We investigate deep generative models that can exchange multiple modalities bi-directionally, e.g., generating images from corresponding texts and vice versa. A major approach to achieve this objective is to train a model that integrates all the information of different modalities into a joint representation and then to generate one modality from the corresponding other modality via this joint representation. We simply applied this approach to variational autoencoders (VAEs), which we call a joint multimodal variational autoencoder (JMVAE). However, we found that when this model attempts to generate a large dimensional modality missing at the input, the joint representation collapses and this modality cannot be generated successfully. Furthermore, we confirmed that this difficulty cannot be resolved even using a known solution. Therefore, in this study, we propose two models to prevent this difficulty: JMVAE-kl and JMVAE-h.
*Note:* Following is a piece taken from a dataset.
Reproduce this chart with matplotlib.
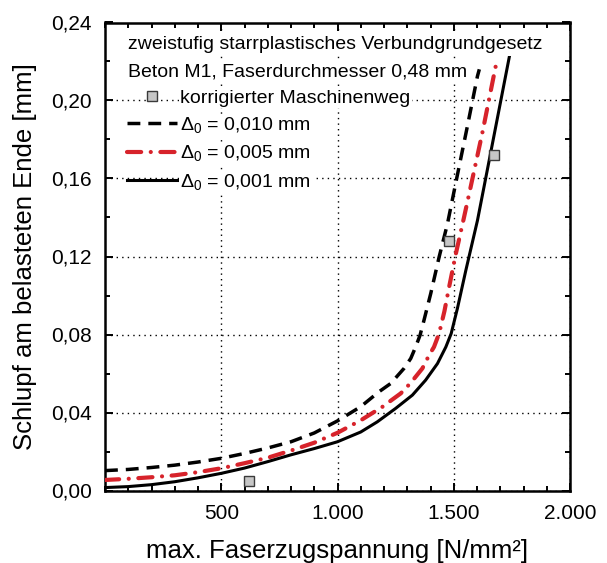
import numpy as np
import matplotlib.pyplot as plt
from matplotlib.ticker import MultipleLocator

plt.rcParams['font.family'] = ['Liberation Sans', 'DejaVu Sans']
plt.rcParams['mathtext.fontset'] = 'custom'
plt.rcParams['mathtext.rm'] = 'Liberation Sans'
plt.rcParams['mathtext.it'] = 'Liberation Sans'

# Schlupf-Kurven fuer drei Anfangsschlupfwerte
x_010 = [0, 100, 200, 300, 400, 500, 600, 700, 800, 900, 1000, 1100, 1178,
         1229, 1286, 1315, 1336, 1355, 1372, 1401, 1437, 1473, 1516, 1559,
         1602, 1610]
y_010 = [0.0102, 0.0108, 0.0118, 0.0130, 0.0146, 0.0165, 0.0190, 0.0218,
         0.0250, 0.0295, 0.0357, 0.0430, 0.0506, 0.0549, 0.0626, 0.0677,
         0.0736, 0.0796, 0.0873, 0.1010, 0.1197, 0.1368, 0.1620, 0.1870,
         0.2125, 0.2160]

x_005 = [0, 100, 200, 300, 400, 500, 600, 700, 800, 900, 1000, 1100, 1193,
         1272, 1315, 1365, 1394, 1415, 1437, 1460, 1480, 1509, 1544, 1566,
         1624, 1673, 1688]
y_005 = [0.0054, 0.0060, 0.0068, 0.0078, 0.0094, 0.0114, 0.0140, 0.0168,
         0.0205, 0.0245, 0.0296, 0.0360, 0.0429, 0.0498, 0.0552, 0.0626,
         0.0694, 0.0736, 0.0805, 0.0920, 0.1043, 0.1214, 0.1400, 0.1520,
         0.1840, 0.2132, 0.2220]

x_001 = [0, 100, 200, 300, 400, 500, 600, 700, 800, 900, 1000, 1100, 1171,
         1250, 1322, 1379, 1430, 1466, 1489, 1516, 1552, 1602, 1656, 1740]
y_001 = [0.0015, 0.0020, 0.0030, 0.0045, 0.0065, 0.0088, 0.0115, 0.0148,
         0.0183, 0.0215, 0.0250, 0.0300, 0.0352, 0.0421, 0.0489, 0.0566,
         0.0651, 0.0736, 0.0805, 0.0935, 0.1129, 0.1385, 0.1715, 0.2230]

# korrigierter Maschinenweg (Versuch)
x_mess = [620, 1480, 1675]
y_mess = [0.005, 0.128, 0.172]

xticks = [500, 1000, 1500, 2000]
xlabels = ['500', '1.000', '1.500', '2.000']
yticks = [0.00, 0.04, 0.08, 0.12, 0.16, 0.20, 0.24]
ylabels = ['0,00', '0,04', '0,08', '0,12', '0,16', '0,20', '0,24']

fig = plt.figure(figsize=(6.07, 5.63), dpi=100)
ax = fig.add_axes([105 / 607, (563 - 490.5) / 563, 465 / 607, 468 / 563])

ax.grid(True, which='major', color='black', ls=(0, (1, 3)), lw=1.0, zorder=0)
ax.set_axisbelow(True)

l1, = ax.plot(x_010, y_010, color='black', lw=2.5, ls=(0, (3.7, 2.3)),
              zorder=3)
l2, = ax.plot(x_005, y_005, color='#d7232b', lw=3.0,
              ls=(0, (3.4, 2.3, 0.01, 2.3)), dash_capstyle='round', zorder=3)
l3, = ax.plot(x_001, y_001, color='black', lw=2.2, zorder=3)
pm, = ax.plot(x_mess, y_mess, ls='none', marker='s', ms=7.5,
              mfc='#c6c6c6', mec='#3a3a3a', mew=1.0, zorder=4)

ax.set_xlim(0, 2000)
ax.set_ylim(0, 0.24)
ax.set_xticks(xticks, xlabels)
ax.set_yticks(yticks, ylabels)
ax.xaxis.set_minor_locator(MultipleLocator(100))
ax.yaxis.set_minor_locator(MultipleLocator(0.02))
ax.tick_params(which='both', direction='in', top=True, right=True,
               width=1.4, labelsize=15, pad=9.5)
ax.tick_params(which='major', length=6)
ax.tick_params(which='minor', length=3.8)
for sp in ax.spines.values():
    sp.set_linewidth(1.8)

ax.set_xlabel('max. Faserzugspannung [N/mm²]', fontsize=18.5, labelpad=12)
ax.set_ylabel('Schlupf am belasteten Ende [mm]', fontsize=18.5, labelpad=10)

white = dict(facecolor='white', edgecolor='none', pad=1.5)
ax.text(0.049, 0.952, 'zweistufig starrplastisches Verbundgrundgesetz',
        transform=ax.transAxes, fontsize=14, va='center', ha='left',
        bbox=white, zorder=6)
ax.text(0.049, 0.895, 'Beton M1, Faserdurchmesser 0,48 mm',
        transform=ax.transAxes, fontsize=14, va='center', ha='left',
        bbox=white, zorder=6)

leg = ax.legend([pm, l1, l2, l3],
                ['korrigierter Maschinenweg',
                 r'$\Delta_0$ = 0,010 mm',
                 r'$\Delta_0$ = 0,005 mm',
                 r'$\Delta_0$ = 0,001 mm'],
                loc='upper left', bbox_to_anchor=(0.047, 0.857),
                frameon=False, fontsize=14, handlelength=2.6,
                handletextpad=0.15, labelspacing=0.42, borderpad=0,
                borderaxespad=0)
leg.set_zorder(6)
for t in leg.get_texts():
    t.set_bbox(dict(facecolor='white', edgecolor='none', pad=1.0))

fig.savefig('out.png', dpi=100)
Results of our experiments demonstrate that these methods can prevent the difficulty above and that they generate modalities bi-directionally with equal or higher likelihood than conventional VAE methods, which generate in only one direction. Moreover, we confirm that these methods can obtain the joint representation appropriately, so that they can generate various variations of modality by moving over the joint representation or changing the value of another modality.